Quote from the first line below through the line that contains "import pandas as pd", both included, and leave the pictures out.
________
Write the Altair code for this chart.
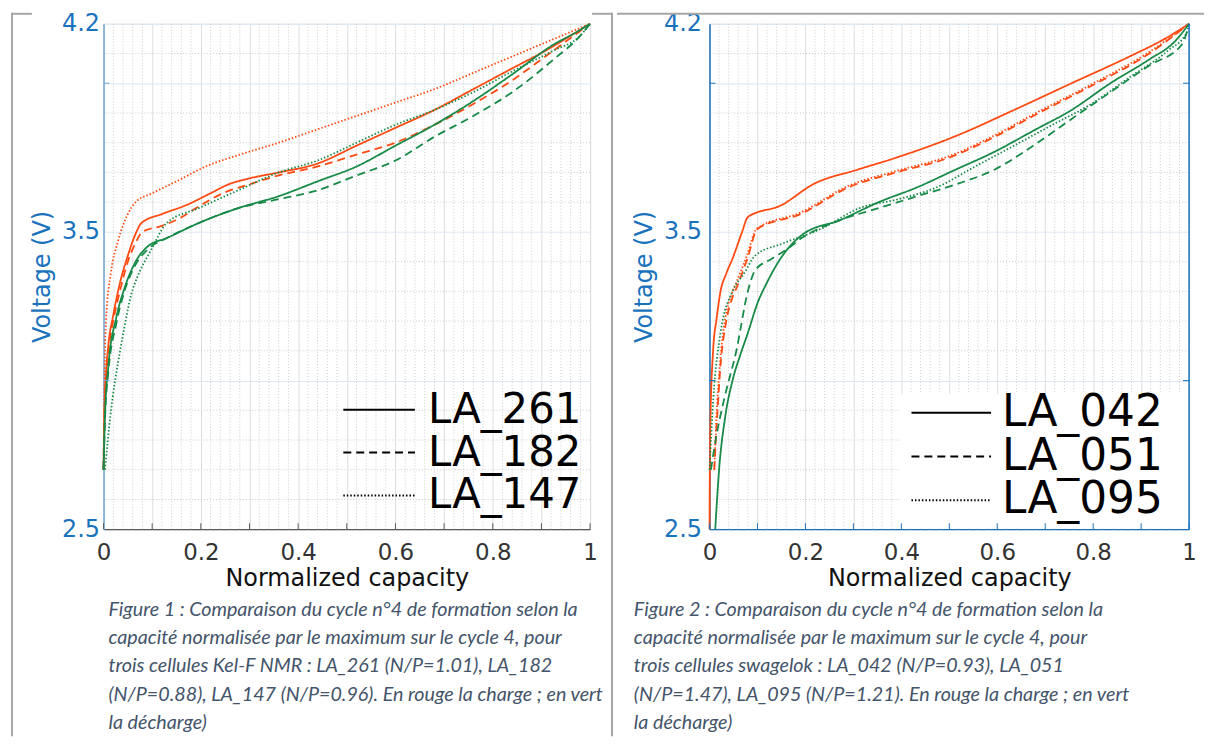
import altair as alt
import pandas as pd

# ---------------- data ----------------
# Left panel: Kel-F NMR cells
L261_CH_C = [0, 0.002, 0.005, 0.01, 0.02, 0.034, 0.05, 0.065, 0.078, 0.12, 0.17, 0.22, 0.257, 0.30, 0.36, 0.44, 0.52, 0.60, 0.68, 0.76, 0.84, 0.92, 0.97, 1.0]
L261_CH_V = [2.70, 2.90, 3.02, 3.12, 3.22, 3.33, 3.42, 3.49, 3.53, 3.56, 3.59, 3.63, 3.66, 3.68, 3.70, 3.73, 3.79, 3.85, 3.91, 3.98, 4.05, 4.12, 4.17, 4.20]
L182_CH_C = [0, 0.002, 0.005, 0.01, 0.02, 0.035, 0.05, 0.065, 0.08, 0.12, 0.155, 0.20, 0.245, 0.30, 0.36, 0.44, 0.52, 0.60, 0.68, 0.76, 0.84, 0.90, 0.95, 1.0]
L182_CH_V = [2.70, 2.88, 3.00, 3.10, 3.20, 3.31, 3.40, 3.46, 3.50, 3.52, 3.545, 3.59, 3.63, 3.66, 3.69, 3.72, 3.76, 3.80, 3.86, 3.93, 4.01, 4.08, 4.14, 4.20]
L147_CH_C = [0, 0.002, 0.005, 0.015, 0.03, 0.05, 0.066, 0.10, 0.15, 0.21, 0.28, 0.36, 0.44, 0.52, 0.60, 0.68, 0.76, 0.84, 0.92, 1.0]
L147_CH_V = [2.70, 3.00, 3.20, 3.36, 3.47, 3.56, 3.60, 3.63, 3.67, 3.72, 3.76, 3.80, 3.845, 3.89, 3.935, 3.98, 4.035, 4.09, 4.145, 4.20]
L261_DC_C = [0, 0.003, 0.01, 0.026, 0.043, 0.066, 0.09, 0.131, 0.196, 0.277, 0.36, 0.44, 0.52, 0.60, 0.68, 0.76, 0.84, 0.925, 0.97, 1.0]
L261_DC_V = [2.70, 2.88, 3.05, 3.21, 3.31, 3.40, 3.45, 3.48, 3.53, 3.58, 3.62, 3.67, 3.72, 3.79, 3.86, 3.94, 4.03, 4.13, 4.17, 4.20]
L182_DC_C = [0, 0.003, 0.01, 0.026, 0.043, 0.066, 0.09, 0.131, 0.196, 0.277, 0.36, 0.44, 0.52, 0.60, 0.68, 0.76, 0.84, 0.925, 0.98, 1.0]
L182_DC_V = [2.70, 2.87, 3.03, 3.19, 3.30, 3.39, 3.44, 3.48, 3.53, 3.58, 3.61, 3.64, 3.69, 3.74, 3.82, 3.89, 3.97, 4.08, 4.16, 4.20]
L147_DC_C = [0.003, 0.014, 0.034, 0.043, 0.057, 0.07, 0.098, 0.13, 0.196, 0.277, 0.36, 0.44, 0.52, 0.60, 0.68, 0.76, 0.84, 0.925, 0.98, 1.0]
L147_DC_V = [2.70, 2.88, 3.10, 3.18, 3.29, 3.35, 3.44, 3.53, 3.58, 3.64, 3.70, 3.74, 3.80, 3.86, 3.91, 3.97, 4.04, 4.11, 4.16, 4.20]

# Right panel: swagelok cells
L042_CH_C = [0, 0.0015, 0.0075, 0.015, 0.023, 0.035, 0.048, 0.068, 0.08, 0.15, 0.216, 0.31, 0.39, 0.51, 0.635, 0.755, 0.876, 0.95, 1.0]
L042_CH_V = [2.50, 2.83, 3.10, 3.21, 3.30, 3.36, 3.41, 3.50, 3.55, 3.59, 3.66, 3.71, 3.75, 3.82, 3.91, 4.00, 4.09, 4.15, 4.20]
L051_CH_C = [0.01, 0.015, 0.023, 0.035, 0.048, 0.056, 0.079, 0.10, 0.19, 0.29, 0.39, 0.50, 0.595, 0.675, 0.795, 0.917, 1.0]
L051_CH_V = [2.70, 2.85, 3.05, 3.20, 3.28, 3.31, 3.41, 3.51, 3.56, 3.65, 3.70, 3.75, 3.82, 3.89, 3.99, 4.10, 4.20]
L095_CH_C = [0.01, 0.014, 0.022, 0.033, 0.046, 0.056, 0.078, 0.098, 0.19, 0.29, 0.39, 0.50, 0.595, 0.675, 0.795, 0.917, 1.0]
L095_CH_V = [2.70, 2.86, 3.06, 3.21, 3.29, 3.33, 3.42, 3.51, 3.565, 3.655, 3.705, 3.755, 3.825, 3.895, 3.995, 4.105, 4.20]
L042_DC_C = [0.012, 0.02, 0.033, 0.048, 0.065, 0.08, 0.10, 0.12, 0.144, 0.193, 0.273, 0.353, 0.433, 0.514, 0.595, 0.675, 0.755, 0.836, 0.917, 0.97, 1.0]
L042_DC_V = [2.50, 2.70, 2.88, 3.00, 3.09, 3.16, 3.26, 3.33, 3.40, 3.49, 3.54, 3.60, 3.65, 3.71, 3.77, 3.84, 3.91, 4.00, 4.08, 4.14, 4.20]
L051_DC_C = [0.003, 0.015, 0.031, 0.056, 0.08, 0.095, 0.13, 0.16, 0.193, 0.273, 0.353, 0.433, 0.514, 0.595, 0.675, 0.755, 0.836, 0.917, 0.985, 1.0]
L051_DC_V = [2.70, 2.82, 2.94, 3.10, 3.30, 3.37, 3.41, 3.44, 3.48, 3.54, 3.58, 3.62, 3.66, 3.71, 3.79, 3.88, 3.97, 4.06, 4.13, 4.20]
L095_DC_C = [0.0, 0.008, 0.023, 0.048, 0.072, 0.095, 0.151, 0.232, 0.313, 0.394, 0.474, 0.554, 0.635, 0.715, 0.796, 0.876, 0.956, 0.995, 1.0]
L095_DC_V = [2.70, 2.94, 3.16, 3.30, 3.36, 3.42, 3.46, 3.51, 3.58, 3.61, 3.65, 3.72, 3.79, 3.86, 3.93, 4.02, 4.11, 4.17, 4.20]

LEFT_CELLS = ["LA_261", "LA_182", "LA_147"]
RIGHT_CELLS = ["LA_042", "LA_051", "LA_095"]
MODES = ["charge", "discharge"]

X_MAJOR = [0, 0.1, 0.2, 0.3, 0.4, 0.5, 0.6, 0.7, 0.8, 0.9, 1.0]
X_MINOR = [0.02, 0.04, 0.06, 0.08, 0.12, 0.14, 0.16, 0.18, 0.22, 0.24, 0.26, 0.28,
           0.32, 0.34, 0.36, 0.38, 0.42, 0.44, 0.46, 0.48, 0.52, 0.54, 0.56, 0.58,
           0.62, 0.64, 0.66, 0.68, 0.72, 0.74, 0.76, 0.78, 0.82, 0.84, 0.86, 0.88,
           0.92, 0.94, 0.96, 0.98]
Y_MAJOR = [2.5, 3.0, 3.5, 4.0, 4.2]
Y_MINOR = [2.6, 2.7, 2.8, 2.9, 3.1, 3.2, 3.3, 3.4, 3.6, 3.7, 3.8, 3.9, 4.1]
Y_INNER_TICKS = [3.0, 4.0]

LEFT_CAPTION = [
    "Figure 1 : Comparaison du cycle n°4 de formation selon la",
    "capacité normalisée par le maximum sur le cycle 4, pour",
    "trois cellules Kel-F NMR : LA_261 (N/P=1.01), LA_182",
    "(N/P=0.88), LA_147 (N/P=0.96). En rouge la charge ; en vert",
    "la décharge)",
]
RIGHT_CAPTION = [
    "Figure 2 : Comparaison du cycle n°4 de formation selon la",
    "capacité normalisée par le maximum sur le cycle 4, pour",
    "trois cellules swagelok : LA_042 (N/P=0.93), LA_051",
    "(N/P=1.47), LA_095 (N/P=1.21). En rouge la charge ; en vert",
    "la décharge)",
]

LEFT_CURVES = [
    ("LA_261", "charge", L261_CH_C, L261_CH_V),
    ("LA_182", "charge", L182_CH_C, L182_CH_V),
    ("LA_147", "charge", L147_CH_C, L147_CH_V),
    ("LA_261", "discharge", L261_DC_C, L261_DC_V),
    ("LA_182", "discharge", L182_DC_C, L182_DC_V),
    ("LA_147", "discharge", L147_DC_C, L147_DC_V),
]
RIGHT_CURVES = [
    ("LA_042", "charge", L042_CH_C, L042_CH_V),
    ("LA_051", "charge", L051_CH_C, L051_CH_V),
    ("LA_095", "charge", L095_CH_C, L095_CH_V),
    ("LA_042", "discharge", L042_DC_C, L042_DC_V),
    ("LA_051", "discharge", L051_DC_C, L051_DC_V),
    ("LA_095", "discharge", L095_DC_C, L095_DC_V),
]

# ---------------- style ----------------
RED = "#ff4a12"
GREEN = "#178a48"
BLUE = "#1a72bd"
LIGHT_BLUE = "#6ea8da"
MAJOR_X_GRID = "#dedede"
MAJOR_Y_GRID = "#dce7f2"
MINOR_GRID = "#cccccc"
BORDER = "#a6a6a6"
CAPTION = "#44546a"
DASHES = [[1, 0], [8, 5], [1.5, 2]]
H = 508
FONT = "DejaVu Sans"
CAP_FONT = "Lato"
LONG_STROKE = "M-2,0H2"   # legend line sample twice as long as the symbol size


def frame(curves):
    rows = []
    for k, (cell, mode, cs, vs) in enumerate(curves):
        for i, (c, v) in enumerate(zip(cs, vs)):
            rows.append({"curve": k, "cell": cell, "mode": mode, "c": c, "v": v, "i": i})
    return pd.DataFrame(rows)


def one():
    return alt.Data(values=[{"k": 1}])


def panel(curves, cells, W, side):
    xs = alt.Scale(domain=[0, 1], nice=False, zero=False)
    ys = alt.Scale(domain=[2.5, 4.2], nice=False, zero=False)
    right = side == "right"
    x_axis = alt.Axis(
        values=X_MAJOR,
        labelExpr="round(datum.value*10) % 2 == 0 ? format(datum.value, '~g') : ''",
        grid=True, gridColor=MAJOR_X_GRID, gridWidth=1,
        ticks=False, domain=True,
        domainColor=(BLUE if right else "#5a5a5a"), domainWidth=1.3,
        labelFont=FONT, labelFontSize=23, labelColor="#333333", labelPadding=12,
        labelFlush=False,
        title="Normalized capacity", titleFont=FONT, titleFontSize=24,
        titleFontWeight="normal", titleColor="#111111", titlePadding=3,
    )
    y_axis = alt.Axis(
        values=Y_MAJOR,
        labelExpr="(round(datum.value*10) == 30 || round(datum.value*10) == 40) ? '' : format(datum.value, '.1f')",
        grid=True, gridColor=MAJOR_Y_GRID, gridWidth=1,
        ticks=False, domain=True,
        domainColor=(BLUE if right else LIGHT_BLUE), domainWidth=1.5,
        labelFont=FONT, labelFontSize=24, labelColor=BLUE,
        labelPadding=(8 if right else 4), labelFlush=False,
        title="Voltage (V)", titleFont=FONT, titleFontSize=24,
        titleFontWeight="normal", titleColor=BLUE, titlePadding=7,
    )
    X = lambda f: alt.X(f, scale=xs, axis=x_axis)
    Y = lambda f: alt.Y(f, scale=ys, axis=y_axis)

    minor_x = alt.Chart(pd.DataFrame({"g": X_MINOR})).mark_rule(
        stroke=MINOR_GRID, strokeWidth=1, strokeDash=[1, 2]
    ).encode(x=X("g:Q"))
    minor_y = alt.Chart(pd.DataFrame({"g": Y_MINOR})).mark_rule(
        stroke=MINOR_GRID, strokeWidth=1, strokeDash=[1, 2]
    ).encode(y=Y("g:Q"))

    if right:
        leg = alt.Legend(
            title=None, orient="none", legendX=221, legendY=369, direction="vertical",
            symbolType=LONG_STROKE, symbolSize=1600, symbolStrokeWidth=2,
            symbolFillColor="transparent",
            symbolStrokeColor="black", labelFont=FONT, labelFontSize=44,
            labelColor="black", labelOffset=29, rowPadding=0, padding=0,
            labelLimit=500,
        )
    else:
        leg = alt.Legend(
            title=None, orient="none", legendX=256, legendY=367, direction="vertical",
            symbolType=LONG_STROKE, symbolSize=1296, symbolStrokeWidth=2,
            symbolFillColor="transparent",
            symbolStrokeColor="black", labelFont=FONT, labelFontSize=42,
            labelColor="black", labelOffset=28, rowPadding=1, padding=0,
            labelLimit=500,
        )

    lines = alt.Chart(frame(curves)).mark_line(strokeWidth=1.8, interpolate="monotone").encode(
        x=X("c:Q"),
        y=Y("v:Q"),
        color=alt.Color("mode:N", scale=alt.Scale(domain=MODES, range=[RED, GREEN]), legend=None),
        strokeDash=alt.StrokeDash("cell:N", scale=alt.Scale(domain=cells, range=DASHES), legend=leg),
        detail="curve:N",
        order="i:Q",
    )

    tick_col = BLUE if right else "#5a5a5a"
    xticks = alt.Chart(pd.DataFrame({"t": X_MAJOR})).mark_rule(
        stroke=tick_col, strokeWidth=1
    ).encode(x=X("t:Q"), y=alt.value(H - 6), y2=alt.value(H))
    yticks = alt.Chart(pd.DataFrame({"t": Y_INNER_TICKS})).mark_rule(
        stroke=(BLUE if right else LIGHT_BLUE), strokeWidth=1
    ).encode(y=Y("t:Q"), x=alt.value(0), x2=alt.value(6))

    layers = [minor_x, minor_y]

    if right:
        # white legend box
        layers.append(alt.Chart(one()).mark_rect(fill="white").encode(
            x=alt.value(192), x2=alt.value(W), y=alt.value(372), y2=alt.value(H - 1)))
    layers += [lines, xticks, yticks]

    if right:
        layers.append(alt.Chart(one()).mark_rule(stroke=BLUE, strokeWidth=1.5).encode(
            x=alt.value(W), y=alt.value(0), y2=alt.value(H)))
        layers.append(alt.Chart(pd.DataFrame({"t": Y_INNER_TICKS})).mark_rule(
            stroke=BLUE, strokeWidth=1).encode(
            y=Y("t:Q"), x=alt.value(W - 6), x2=alt.value(W)))

    cap_lines = RIGHT_CAPTION if right else LEFT_CAPTION
    layers.append(alt.Chart(one()).mark_text(
        align="left", baseline="top", font=CAP_FONT, fontStyle="italic",
        fontSize=19.8, lineHeight=28.4, color=CAPTION,
    ).encode(x=alt.value(-76 if right else 5), y=alt.value(579), text=alt.value(cap_lines)))

    # table borders
    def hline(x1, x2, y):
        return alt.Chart(one()).mark_rule(stroke=BORDER, strokeWidth=2).encode(
            x=alt.value(x1), x2=alt.value(x2), y=alt.value(y))

    def vline(x, y1, y2):
        return alt.Chart(one()).mark_rule(stroke=BORDER, strokeWidth=2).encode(
            x=alt.value(x), y=alt.value(y1), y2=alt.value(y2))

    if right:
        layers.append(hline(-93, 497, -10))
    else:
        layers += [vline(-92, -11, 716), hline(-93, -72, -10),
                   hline(491, 512, -10), vline(511, -11, 716)]

    return alt.layer(*layers).properties(width=W, height=H)


left = panel(LEFT_CURVES, LEFT_CELLS, 489, "left")
right = panel(RIGHT_CURVES, RIGHT_CELLS, 482, "right")

chart = alt.hconcat(left, right, spacing=0).resolve_scale(
    x="independent", y="independent", color="independent", strokeDash="independent"
).resolve_legend(strokeDash="independent").properties(
    padding={"left": 1, "top": 1, "right": 0, "bottom": 0}
).configure_view(strokeWidth=0).configure(background="white")

chart.save("out.html", embed_options={"renderer": "svg", "actions": False})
________
Task output ->
Write the Altair code for this chart.
import altair as alt
import pandas as pd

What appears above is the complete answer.